Одновременно с этими указами было предпринято 30-процентное сокращение давно переполненных штатов управлений. Выполнение этого предписания было крайне жестоким. Если служащего увольняли — а это происходило без всякого предварительного предупреждения, в течение 24 часов, — то у него немедленно отбирали хлебную карточку, так что он должен был, если у него были деньги, покупать в 20 раз более дорогой хлеб на рынке, или зависеть от работающих друзей. Смысл отъема хлебных карточек состоял в надежде, что все уволенные немедленно обратятся на биржу труда. Но это делали только те, кого голод окончательно хватал за горло. Потому что с бирж труда путь вел не назад, на предприятия Новосибирска или тем более европейской России, а в сибирскую провинцию, в совхозы или в промышленные районы у подножия Алтая. Это означало пожизненные принудительные работы, потому что оттуда пути назад уже не было. Жилья хватало в этих новых промышленных районах самое большее на 10 % работающих. Остальные должны были искать пристанище в палатках, землянках и дощатых будках. Все хотели работать в больших городах, лучше всего в Москве. И там положение с жильем было катастрофическим, но снабжение продуктами, и в особенности одеждой и обувью, было несравненно лучше, чем во «фронтовых» районах Сибири, а тем более в деревне. Чем меньше предприятие, чем меньше число работающих там, тем хуже снабжение. И это было объяснимо. Потому что в далекое сибирское хозяйство, где работают около сотни человек с размерами обуви, скажем, от 35 до 45, невозможно завезти все размеры, а только стандартные, скажем. 38 и 42. Но чем больше работающих и чем ближе они к цивилизации, тем больше шансов достать одежду подходящего размера. Отсюда стремление — обратно в большие города.

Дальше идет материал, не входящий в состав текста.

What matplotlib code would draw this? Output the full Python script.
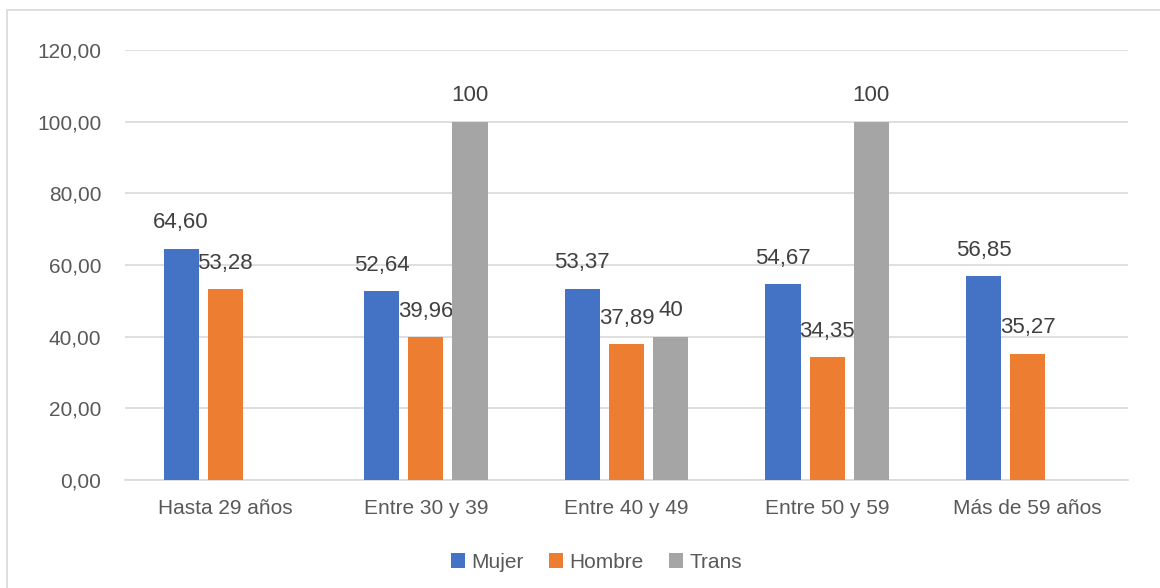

Однако людям, которых так внезапно уволили, снова удавалось укрыться на предприятиях того же города. И через некоторое время предприятия и управления снова наполнялись.
Тогда Москва изобрела новый способ, который поднял на ноги сотни тысяч и заставил их «добровольно» отправиться в провинцию. Способ назывался — «паспорт». Людей больше не увольняли, их заставляли маршировать самостоятельно. Началась выдача паспортов, и те, кто к определенному времени не получили паспорта, должны были в течение трех дней покинуть город, в котором они работали. Москву и другие большие европейские города наводнили в короткое время тысячи безработных. Те, у кого больше не было денег, регистрировались на бирже труда и отправлялись в угледобывающие районы Советского Союза и совхозы. Те. у кого еще оставались деньги, сами ехали искать работу в маленькие города. Так началось настоящее переселение народов. Многие из моих русских знакомых приютили у себя безработных друзей из европейской части России: но и в Новосибирске покоя не было. Вскоре и у нас началась выдача паспортов, и город стал трамплином на пути в сибирские совхозы, в угледобывающие, рыболовные и золотодобывающие районы далеких сибирских степей. Некоторые из моих близких знакомых тоже должны были трагическим образом покинуть Новосибирск. В середине зимы их без оглядки выкидывали из жилищ на улицу.
Царило угрюмое, трагически-растерянное настроение. К тому же инженеров тоже вырвали из их проектных фантазий. «Инженеры, — как сказал Сталин в начале первого пятилетнего плана, — это наши именинники, у них лучшие и грандиознейшие задачи». Теперь с именинами было покончено. Ни одно из начатых зданий, например главный вокзал Новосибирска, больше не строилось; на этот год все было остановлено. Только самое необходимое, пара железнодорожных линий и промышленных зданий продолжали достраиваться. Из больших проектов, которые мы разрабатывали еще перед Новым годом и которые должны были быть реализованы в течение второй пятилетки, вышел воздух. Все было отставлено. Оба моих больших и красивых задания, поселки железнодорожников, я должен был в большой спешке и весьма поверхностно довести до конца. Они тоже были положены под сукно до лучших времен.